— START OF STORED DATA —
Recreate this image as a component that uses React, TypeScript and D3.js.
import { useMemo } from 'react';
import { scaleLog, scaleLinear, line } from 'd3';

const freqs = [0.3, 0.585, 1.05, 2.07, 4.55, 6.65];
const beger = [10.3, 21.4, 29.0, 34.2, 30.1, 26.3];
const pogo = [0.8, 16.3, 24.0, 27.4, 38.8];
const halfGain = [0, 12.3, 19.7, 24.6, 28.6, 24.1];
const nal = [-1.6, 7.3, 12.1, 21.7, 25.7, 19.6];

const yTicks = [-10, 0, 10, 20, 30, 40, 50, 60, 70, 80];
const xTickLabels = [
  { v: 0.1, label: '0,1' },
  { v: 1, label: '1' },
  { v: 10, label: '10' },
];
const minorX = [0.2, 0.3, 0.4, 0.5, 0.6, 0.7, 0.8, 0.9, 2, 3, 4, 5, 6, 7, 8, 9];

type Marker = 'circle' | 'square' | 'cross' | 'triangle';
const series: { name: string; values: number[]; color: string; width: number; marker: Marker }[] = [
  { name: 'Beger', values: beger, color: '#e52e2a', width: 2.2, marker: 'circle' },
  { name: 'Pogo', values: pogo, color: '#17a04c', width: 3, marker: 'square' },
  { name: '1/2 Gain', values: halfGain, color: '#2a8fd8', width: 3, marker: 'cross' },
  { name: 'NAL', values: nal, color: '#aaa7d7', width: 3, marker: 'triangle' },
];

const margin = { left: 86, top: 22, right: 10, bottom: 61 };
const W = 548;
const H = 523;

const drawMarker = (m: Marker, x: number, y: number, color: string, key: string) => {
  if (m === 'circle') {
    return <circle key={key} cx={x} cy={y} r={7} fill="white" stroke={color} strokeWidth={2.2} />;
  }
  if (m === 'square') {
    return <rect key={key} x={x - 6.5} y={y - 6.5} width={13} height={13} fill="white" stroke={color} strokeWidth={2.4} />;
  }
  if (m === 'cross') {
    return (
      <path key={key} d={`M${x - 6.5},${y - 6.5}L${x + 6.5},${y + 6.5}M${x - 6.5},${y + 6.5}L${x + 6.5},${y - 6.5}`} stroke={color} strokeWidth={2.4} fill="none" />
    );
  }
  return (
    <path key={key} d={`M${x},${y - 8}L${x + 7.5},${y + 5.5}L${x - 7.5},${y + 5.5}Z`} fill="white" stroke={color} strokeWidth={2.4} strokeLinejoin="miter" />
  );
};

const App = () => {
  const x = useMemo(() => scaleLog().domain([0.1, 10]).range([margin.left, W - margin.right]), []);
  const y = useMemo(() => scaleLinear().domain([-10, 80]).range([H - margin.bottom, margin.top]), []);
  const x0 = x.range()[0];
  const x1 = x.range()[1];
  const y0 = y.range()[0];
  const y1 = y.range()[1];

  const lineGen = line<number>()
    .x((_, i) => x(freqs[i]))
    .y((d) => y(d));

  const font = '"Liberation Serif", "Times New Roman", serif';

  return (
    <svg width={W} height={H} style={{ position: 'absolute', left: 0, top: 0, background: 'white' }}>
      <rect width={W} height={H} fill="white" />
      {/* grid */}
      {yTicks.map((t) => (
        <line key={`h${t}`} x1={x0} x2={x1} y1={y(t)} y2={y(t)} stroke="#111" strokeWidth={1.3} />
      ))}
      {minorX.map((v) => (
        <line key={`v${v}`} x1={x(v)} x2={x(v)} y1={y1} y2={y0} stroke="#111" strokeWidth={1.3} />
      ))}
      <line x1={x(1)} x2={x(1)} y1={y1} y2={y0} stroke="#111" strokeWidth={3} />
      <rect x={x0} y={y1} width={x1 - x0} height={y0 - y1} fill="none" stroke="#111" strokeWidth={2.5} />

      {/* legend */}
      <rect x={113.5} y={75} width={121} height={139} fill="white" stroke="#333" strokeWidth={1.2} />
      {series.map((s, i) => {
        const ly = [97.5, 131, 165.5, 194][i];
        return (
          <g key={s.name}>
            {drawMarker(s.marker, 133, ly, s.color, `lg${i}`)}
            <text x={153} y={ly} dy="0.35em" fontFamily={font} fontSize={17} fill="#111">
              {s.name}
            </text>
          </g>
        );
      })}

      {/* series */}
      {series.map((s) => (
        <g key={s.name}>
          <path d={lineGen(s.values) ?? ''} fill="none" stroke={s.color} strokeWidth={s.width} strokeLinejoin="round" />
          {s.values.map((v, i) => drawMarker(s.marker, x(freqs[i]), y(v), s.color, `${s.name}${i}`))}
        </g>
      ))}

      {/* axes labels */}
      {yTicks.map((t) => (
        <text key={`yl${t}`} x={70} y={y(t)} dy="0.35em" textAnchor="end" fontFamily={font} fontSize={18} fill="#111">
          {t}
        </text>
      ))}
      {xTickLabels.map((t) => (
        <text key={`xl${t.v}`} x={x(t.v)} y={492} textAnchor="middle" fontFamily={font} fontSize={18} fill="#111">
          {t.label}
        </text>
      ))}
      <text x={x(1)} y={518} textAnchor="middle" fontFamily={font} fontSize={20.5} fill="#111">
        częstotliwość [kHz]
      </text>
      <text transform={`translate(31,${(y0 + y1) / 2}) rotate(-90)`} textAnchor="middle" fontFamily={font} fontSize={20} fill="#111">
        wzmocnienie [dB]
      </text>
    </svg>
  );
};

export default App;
— END OF STORED DATA —
Take the lines above from the first through the one containing "const H = 523;" and reproduce them exactly; include nothing else.

Recreate this image as a component that uses React, TypeScript and D3.js.
import { useMemo } from 'react';
import { scaleLog, scaleLinear, line } from 'd3';

const freqs = [0.3, 0.585, 1.05, 2.07, 4.55, 6.65];
const beger = [10.3, 21.4, 29.0, 34.2, 30.1, 26.3];
const pogo = [0.8, 16.3, 24.0, 27.4, 38.8];
const halfGain = [0, 12.3, 19.7, 24.6, 28.6, 24.1];
const nal = [-1.6, 7.3, 12.1, 21.7, 25.7, 19.6];

const yTicks = [-10, 0, 10, 20, 30, 40, 50, 60, 70, 80];
const xTickLabels = [
  { v: 0.1, label: '0,1' },
  { v: 1, label: '1' },
  { v: 10, label: '10' },
];
const minorX = [0.2, 0.3, 0.4, 0.5, 0.6, 0.7, 0.8, 0.9, 2, 3, 4, 5, 6, 7, 8, 9];

type Marker = 'circle' | 'square' | 'cross' | 'triangle';
const series: { name: string; values: number[]; color: string; width: number; marker: Marker }[] = [
  { name: 'Beger', values: beger, color: '#e52e2a', width: 2.2, marker: 'circle' },
  { name: 'Pogo', values: pogo, color: '#17a04c', width: 3, marker: 'square' },
  { name: '1/2 Gain', values: halfGain, color: '#2a8fd8', width: 3, marker: 'cross' },
  { name: 'NAL', values: nal, color: '#aaa7d7', width: 3, marker: 'triangle' },
];

const margin = { left: 86, top: 22, right: 10, bottom: 61 };
const W = 548;
const H = 523;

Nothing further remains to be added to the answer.